Friday, September 17, 2010

Anglo Irish Bank = Creditanstalt?

I have been saying watch Europe watch Europe watch Europe. I still think that is where the next leg down in this whole mess will originate. Well news from Ireland just caused a major reversal in Europe and while U.S. futures are still positive, the luster has been taken off. Creditanstalt may be upon us.

From the Irish Independent

These are desperate economic times. So desperate that the subject of Ireland defaulting on its bank and sovereign debts is now routine conversation among academics, bankers and economists.

However, up until now, such an idea was rarely entertained by senior politicians, but in a surprising move yesterday the leader of the Labour Party, Eamon Gilmore, came very close to suggesting such a course of action when he talked about the Government "negotiating'' with bondholders in Anglo Irish Bank.

While Mr Gilmore trenchantly denied such an approach meant defaulting, he certainly came very close to that position.


If the market sees this as a gesture towards default, it's over. It is like the banks CEO being forced to come out and say everything is fine. When I got a call two days before suggesting I take money out of Bear Stearns money market funds as a precaution, I knew the game was up.

It continues...

Of course, Mr Gilmore (and his position got some support from Barclays last night) has some options. One is to simply press to reduce the total amount owed to the bondholders, allowing Anglo to book a gain from having to pay out less interest than originally agreed.

The second approach, one championed by the 'Financial Times', is to tell the bondholders you intend to swap their bonds for shares in Anglo.

This would effectively leave the bank, which is a heartbeat away from technical insolvency, in their hands. This is known as a debt-for-equity swap and is very common in downturns when companies run into problems. Technically it is also known as a distressed exchange offer. This approach could be taken, but again it comes with significant risks which need to be acknowledged by political commentators like Gilmore and others pressing for this course of action.

The problem with this idea is that there is no way Anglo Irish Bank is worth €16.5bn at the moment. So if the bondholders swapped all their bonds for Anglo shares they would be settling for less than par value. This is a selective default.

Of course, the big danger is not what would happen in Anglo if this course is taken, but what would happen at the other Irish banks. By how much would their fund-raising costs go up?


That is exactly right. Anglo Irish is big but not that big. The question is contagion. Is it Creditanstalt all over again? (the Austrian bank that declared bankruptcy in May 11, 1931 that really got the depression going).

finally...

The final danger is: would an Anglo technical default raise the funding costs for Ireland Inc itself? Again it is hard to say. There are two schools. One suggests that by cutting Anglo loose, Ireland becomes a better credit risk and funding costs could actually drop.
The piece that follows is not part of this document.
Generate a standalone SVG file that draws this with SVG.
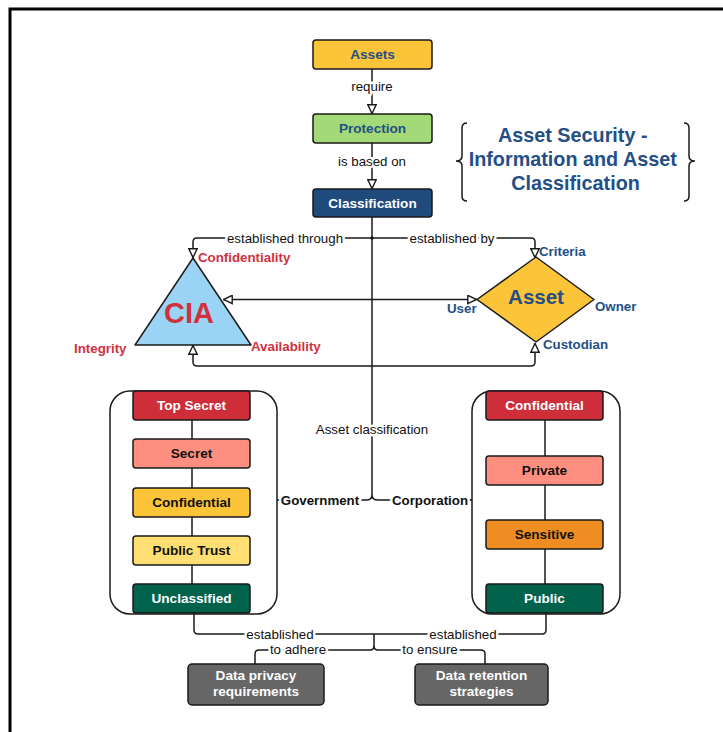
<svg xmlns="http://www.w3.org/2000/svg" width="723" height="732" viewBox="0 0 723 732">
  <style>
    text { font-family: "Liberation Sans", Arial, sans-serif; }
    .box { stroke: #1a1a1a; stroke-width: 1.5; }
    .bl { font-size: 13.6px; font-weight: bold; text-anchor: middle; }
    .w { fill: #ffffff; }
    .k { fill: #111111; }
    .blue { fill: #234f86; }
    .red { fill: #d1313d; }
    .lbl { font-size: 13.3px; fill: #111111; text-anchor: middle; stroke: #ffffff; stroke-width: 5; paint-order: stroke; stroke-linejoin: round; }
    .blbl { font-size: 13.3px; font-weight: bold; fill: #111111; text-anchor: middle; stroke: #ffffff; stroke-width: 5; paint-order: stroke; stroke-linejoin: round; }
    .ln { fill: none; stroke: #1a1a1a; stroke-width: 1.5; }
    .tag { font-size: 13.3px; font-weight: bold; }
  </style>
  <defs>
    <marker id="open" viewBox="0 0 10 10" refX="10" refY="5" markerWidth="11" markerHeight="10" orient="auto-start-reverse" markerUnits="userSpaceOnUse">
      <path d="M0.8,0.8 L9.5,5 L0.8,9.2 Z" fill="#ffffff" stroke="#1a1a1a" stroke-width="1.4"/>
    </marker>
    <marker id="small" viewBox="0 0 10 10" refX="10" refY="5" markerWidth="5" markerHeight="5" orient="auto-start-reverse" markerUnits="userSpaceOnUse">
      <path d="M0,0 L10,5 L0,10 Z" fill="#1a1a1a"/>
    </marker>
  </defs>

  <rect width="723" height="732" fill="#ffffff"/>
  <!-- page frame -->
  <rect x="10" y="9" width="760" height="760" fill="none" stroke="#000000" stroke-width="3"/>

  <!-- connectors -->
  <g id="connectors">
    <line class="ln" x1="372" y1="69" x2="372" y2="114" marker-end="url(#open)"/>
    <line class="ln" x1="372" y1="143" x2="372" y2="189" marker-end="url(#open)"/>
    <!-- trunk from Classification down to the Government / Corporation split -->
    <path class="ln" d="M372,217 V495"/>
    <path class="ln" d="M277,500 H366 Q372,500 372,495 Q372,500 378,500 H472" marker-start="url(#small)" marker-end="url(#small)"/>
    <!-- Classification to CIA and Asset -->
    <path class="ln" d="M372,238 H197 Q193,238 193,242 V258" marker-end="url(#open)"/>
    <path class="ln" d="M372,238 H531 Q535,238 535,242 V258" marker-end="url(#open)"/>
    <circle cx="372" cy="238" r="1.8" fill="#1a1a1a"/>
    <!-- CIA and Asset links -->
    <line class="ln" x1="223" y1="299.5" x2="477" y2="299.5" marker-start="url(#open)" marker-end="url(#open)"/>
    <path class="ln" d="M193,345 V362 Q193,366 197,366 H531 Q535,366 535,362 V343" marker-start="url(#open)" marker-end="url(#open)"/>
    <!-- level chains -->
    <path class="ln" d="M192,420 V439 M192,468 V488 M192,517 V536 M192,565 V584"/>
    <path class="ln" d="M545,420 V456 M545,485 V520 M545,549 V584"/>
    <!-- bottom outcomes -->
    <path class="ln" d="M194,613 V630 Q194,634 198,634 H542 Q546,634 546,630 V613"/>
    <path class="ln" d="M374,634 V646 Q374,650 370,650 H259 Q255,650 255,654 V664"/>
    <path class="ln" d="M374,646 Q374,650 378,650 H481 Q485,650 485,654 V664"/>
    <text class="lbl" x="372" y="91">require</text>
    <text class="lbl" x="372" y="166">is based on</text>
    <text class="lbl" x="285" y="242.5">established through</text>
    <text class="lbl" x="452" y="242.5">established by</text>
    <text class="lbl" x="372" y="434">Asset classification</text>
    <text class="blbl" x="320" y="505">Government</text>
    <text class="blbl" x="430" y="505">Corporation</text>
    <text class="lbl" x="280" y="638.5">established</text>
    <text class="lbl" x="463" y="638.5">established</text>
    <text class="lbl" x="298" y="654">to adhere</text>
    <text class="lbl" x="430" y="654">to ensure</text>
  </g>

  <g id="assets">
    <rect class="box" x="313" y="40" width="119" height="29" rx="3" fill="#fcc438"/>
    <text class="bl blue" x="372.5" y="59">Assets</text>
  </g>
  <g id="protection">
    <rect class="box" x="313" y="114" width="119" height="29" rx="3" fill="#a3d977"/>
    <text class="bl blue" x="372.5" y="133">Protection</text>
  </g>
  <g id="classification">
    <rect class="box" x="313" y="189" width="119" height="28" rx="3" fill="#1e4a7c"/>
    <text class="bl w" x="372.5" y="207.5">Classification</text>
  </g>

  <g id="title">
    <path class="ln" d="M467,123 Q462,123 462,128 V156 Q462,161 456,161 Q462,161 462,166 V196 Q462,201 467,201"/>
    <path class="ln" d="M684,123 Q689,123 689,128 V156 Q689,161 695,161 Q689,161 689,166 V196 Q689,201 684,201"/>
    <text class="blue" font-size="19.8" font-weight="bold" text-anchor="middle">
      <tspan x="575.5" y="142">Asset Security -</tspan>
      <tspan x="575.5" y="166">Information and Asset</tspan>
      <tspan x="575.5" y="190">Classification</tspan>
    </text>
  </g>

  <g id="cia">
    <path class="box" d="M193,258 L251,345 L135,345 Z" fill="#9bd3f4" stroke-linejoin="round"/>
    <text class="red" x="189" y="323" font-size="29" font-weight="bold" text-anchor="middle">CIA</text>
    <text class="tag red" x="198" y="262">Confidentiality</text>
    <text class="tag red" x="74" y="353">Integrity</text>
    <text class="tag red" x="251" y="351">Availability</text>
  </g>

  <g id="asset">
    <path class="box" d="M536,257 L594,299.5 L536,342 L477,299.5 Z" fill="#fcc438" stroke-linejoin="round"/>
    <text class="blue" x="536" y="304" font-size="20.5" font-weight="bold" text-anchor="middle">Asset</text>
    <text class="tag blue" x="539" y="256">Criteria</text>
    <text class="tag blue" x="447" y="313">User</text>
    <text class="tag blue" x="595" y="311">Owner</text>
    <text class="tag blue" x="543" y="349">Custodian</text>
  </g>

  <g id="government">
    <rect x="110" y="391" width="167" height="223" rx="20" fill="none" stroke="#1a1a1a" stroke-width="1.5"/>
    <g id="gov-top-secret">
      <rect class="box" x="133" y="391" width="117" height="29" rx="3" fill="#cd2e3a"/>
      <text class="bl w" x="191.5" y="410">Top Secret</text>
    </g>
    <g id="gov-secret">
      <rect class="box" x="133" y="439" width="117" height="29" rx="3" fill="#fe8f80"/>
      <text class="bl k" x="191.5" y="458">Secret</text>
    </g>
    <g id="gov-confidential">
      <rect class="box" x="133" y="488" width="117" height="29" rx="3" fill="#fcc438"/>
      <text class="bl k" x="191.5" y="507">Confidential</text>
    </g>
    <g id="gov-public-trust">
      <rect class="box" x="133" y="536" width="117" height="29" rx="3" fill="#ffdf71"/>
      <text class="bl k" x="191.5" y="555">Public Trust</text>
    </g>
    <g id="gov-unclassified">
      <rect class="box" x="133" y="584" width="117" height="29" rx="3" fill="#02634d"/>
      <text class="bl w" x="191.5" y="603">Unclassified</text>
    </g>
  </g>

  <g id="corporation">
    <rect x="472" y="391" width="148" height="223" rx="20" fill="none" stroke="#1a1a1a" stroke-width="1.5"/>
    <g id="corp-confidential">
      <rect class="box" x="486" y="391" width="117" height="29" rx="3" fill="#cd2e3a"/>
      <text class="bl w" x="544.5" y="410">Confidential</text>
    </g>
    <g id="corp-private">
      <rect class="box" x="486" y="456" width="117" height="29" rx="3" fill="#fe8f80"/>
      <text class="bl k" x="544.5" y="475">Private</text>
    </g>
    <g id="corp-sensitive">
      <rect class="box" x="486" y="520" width="117" height="29" rx="3" fill="#ef8d22"/>
      <text class="bl k" x="544.5" y="539">Sensitive</text>
    </g>
    <g id="corp-public">
      <rect class="box" x="486" y="584" width="117" height="29" rx="3" fill="#02634d"/>
      <text class="bl w" x="544.5" y="603">Public</text>
    </g>
  </g>

  <g id="data-privacy">
    <rect class="box" x="188" y="664" width="136" height="41" rx="4" fill="#666666"/>
    <text class="bl w" x="256" y="680">Data privacy</text>
    <text class="bl w" x="256" y="696">requirements</text>
  </g>
  <g id="data-retention">
    <rect class="box" x="415" y="664" width="133" height="41" rx="4" fill="#666666"/>
    <text class="bl w" x="481.5" y="680">Data retention</text>
    <text class="bl w" x="481.5" y="696">strategies</text>
  </g>
</svg>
Others suggest once you welch on any debts, your funding costs elsewhere rise and you may even be locked out of the bond market entirely.


That is a danger and it may spill over to Portugal sovereign or Spain etc. but I think the bigger danger is other European banks. A) the funding costs could shoot up with an entire knew liquidity squeeze and B) all of a sudden you have precedence for sovereign nations not to take responsibilities of the banks. A for sure popular choice among the electorate. I mean if Ireland allows a default on one of its large banks why should Greek people suffer? Or Spaniards?

Something almost has to happen now in the next week. Irish - Bund Spreads are exploding.

6 comments:

Anonymous said...

Irish, Portuguese yields are rising. But Why TED spread and euribor-ois spreads are not widening if some liquidity crisis is coming. What do you say?

Market Seer said...

Because there isn't a liquidity issue, just a solvency issue. The ECB has stepped in making sure everything is well liquified in the banking system. The spreads are widening because of long term solvency issues. Not liquidity issues which is what drives euribor-ois and the TED spread.